Eventually you realize you forget almost as much as you learn, it's like a bilge pump in a sinking boat. Then you focus on what you want to remember and come to acceptance with that.
You thirst to know more but have a soul crushing deficit of self esteem and truly believe you're incapable of anything more than menial labor. You remain with your thirst, not content with your ignorance, but unable to overcome the self image of "absolute moron with no place in the scientific community who must be narcissistic for even thinking he could be" and so you grow to hate yourself even more because of it!
I know you're being cheeky, but we did get an answer to what the Ultimate Question was...
spoiler
The Ultimate Question "What do you get when you multiply six by nine" is found by Arthur Dent and Ford Prefect in The Restaurant at the End of the Universe.
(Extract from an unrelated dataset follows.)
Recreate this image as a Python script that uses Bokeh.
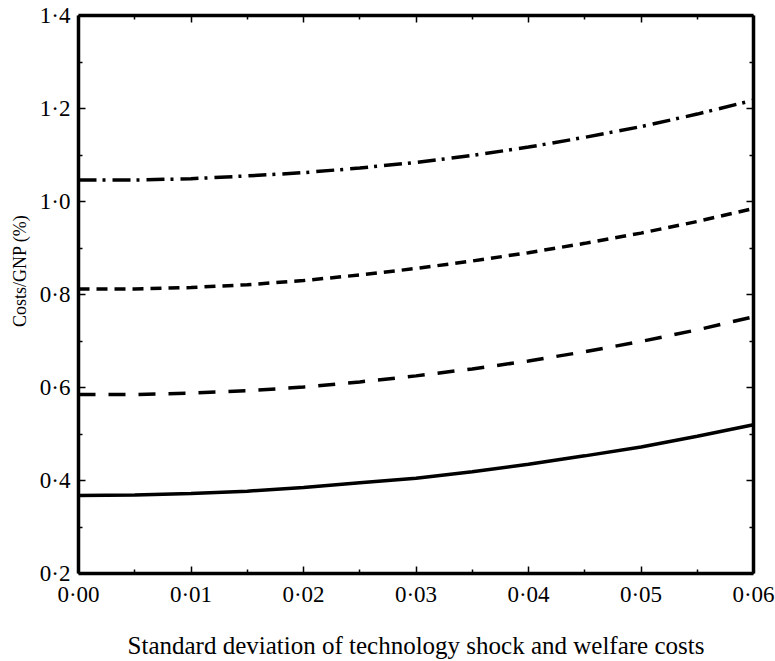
from bokeh.plotting import figure
from bokeh.models import (LinearAxis, FixedTicker, Range1d, Title)
from bokeh.embed import file_html
from bokeh.resources import INLINE

# ---- data ----
sigma = [0.000, 0.005, 0.010, 0.015, 0.020, 0.025, 0.030,
         0.035, 0.040, 0.045, 0.050, 0.055, 0.060]
cost_solid = [0.368, 0.369, 0.372, 0.377, 0.385, 0.395, 0.405,
              0.419, 0.435, 0.453, 0.472, 0.495, 0.520]
cost_longdash = [0.585, 0.585, 0.588, 0.593, 0.601, 0.612, 0.625,
                 0.640, 0.657, 0.677, 0.699, 0.724, 0.752]
cost_shortdash = [0.812, 0.812, 0.815, 0.821, 0.830, 0.842, 0.856,
                  0.872, 0.890, 0.910, 0.932, 0.957, 0.985]
cost_dashdot = [1.046, 1.046, 1.049, 1.055, 1.062, 1.072, 1.084,
                1.099, 1.117, 1.138, 1.161, 1.188, 1.218]

x_ticks = [0.0, 0.01, 0.02, 0.03, 0.04, 0.05, 0.06]
x_tick_labels = ["0·00", "0·01", "0·02", "0·03", "0·04", "0·05", "0·06"]
x_minor = [0.005, 0.015, 0.025, 0.035, 0.045, 0.055]
y_ticks = [0.2, 0.4, 0.6, 0.8, 1.0, 1.2, 1.4]
y_tick_labels = ["0·2", "0·4", "0·6", "0·8", "1·0", "1·2", "1·4"]
y_minor = [0.3, 0.5, 0.7, 0.9, 1.1, 1.3]

x_title = "Standard deviation of technology shock and welfare costs"
y_title = "Costs/GNP (%)"

FONT = "Liberation Serif"

p = figure(width=775, height=661, output_backend="svg", toolbar_location=None,
           x_range=Range1d(0.0, 0.06), y_range=Range1d(0.2, 1.4),
           x_axis_location=None, y_axis_location=None,
           min_border_left=0, min_border_right=22, min_border_top=15,
           min_border_bottom=87)
p.grid.visible = False
p.outline_line_color = None
p.background_fill_color = "white"
p.border_fill_color = "white"

def style_axis(ax, ticks, minor, labels, show_labels, standoff=8):
    ax.ticker = FixedTicker(ticks=ticks, minor_ticks=minor)
    ax.axis_line_width = 3.5
    ax.axis_line_color = "black"
    ax.major_tick_in = 7
    ax.major_tick_out = 0
    ax.minor_tick_in = 4
    ax.minor_tick_out = 0
    ax.major_tick_line_width = 1.5
    ax.minor_tick_line_width = 1.5
    ax.major_tick_line_color = "black"
    ax.minor_tick_line_color = "black"
    if show_labels:
        ax.major_label_overrides = dict(zip(ticks, labels))
        ax.major_label_text_font = FONT
        ax.major_label_text_font_size = "23px"
        ax.major_label_text_color = "black"
        ax.major_label_standoff = standoff
    else:
        ax.major_label_text_font_size = "1px"
        ax.major_label_text_color = None
        ax.major_label_standoff = 0

xb = LinearAxis()
style_axis(xb, x_ticks, x_minor, x_tick_labels, True)
xb.axis_label = x_title
xb.axis_label_text_font = FONT
xb.axis_label_text_font_style = "normal"
xb.axis_label_text_font_size = "25px"
xb.axis_label_text_color = "black"
xb.axis_label_standoff = 22
p.add_layout(xb, "below")

yl = LinearAxis()
style_axis(yl, y_ticks, y_minor, y_tick_labels, True, standoff=8)
p.add_layout(yl, "left")

xt = LinearAxis()
style_axis(xt, x_ticks, x_minor, x_tick_labels, False)
p.add_layout(xt, "above")

yr = LinearAxis()
style_axis(yr, y_ticks, y_minor, y_tick_labels, False)
p.add_layout(yr, "right")

lw = 3.5
p.line(sigma, cost_solid, line_color="black", line_width=lw)
p.line(sigma, cost_longdash, line_color="black", line_width=lw, line_dash="17 13")
p.line(sigma, cost_shortdash, line_color="black", line_width=lw, line_dash="11 7")
p.line(sigma, cost_dashdot, line_color="black", line_width=lw, line_dash="18 6 3 7")

ytitle = Title(text=y_title, align="right", offset=199, standoff=14,
               text_font=FONT, text_font_size="18px", text_font_style="normal",
               text_color="black")
p.add_layout(ytitle, "left")

open("out.html", "w").write(file_html(p, INLINE))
I was arguing with a engineer two weeks ago about systems. I never met him before. But he had a few drinks and interrupted our conversation. And I nearly lost my shit because of how confident this guy was speaking, saying obvious things and being vague, while not saying anything at all. Like, "This system isn't good at all! We should all follow Clean Code principles!"
Then someone pulled me aside and said, "Go easy on the guy. He's only been in the industry for a year."
And I did feel bad. But also like, my dude... You are going to wake up to realizing you know nothing about everything.
I think it's a general thing with highly capable persons in expert and highly intellectual domains that eventually you kinda figure out what Socrates actually meant with "All I know is that I know nothing"
I disagree. Most people seem dumb, but there are select few which are incredibly genius.
Like, I heard of a model theorist who produces quality papers every month or so. Then there is also Andrew Wiles, who proved Fermat's last theorem through labyrinth of Langlands. The complexity and depth of the field is just insane.
Graduated and am working as a junior engineer and I basically feel like I have a mountain of stuff I need to learn, I can see I've grown since I started a year ago but man is there still so much for me to learn
Tbh in programming that is a healthy attitude to have. If you assume everyone who handles your code in the future, including yourself, is a dumbass, it makes you write more reliable and transparent code.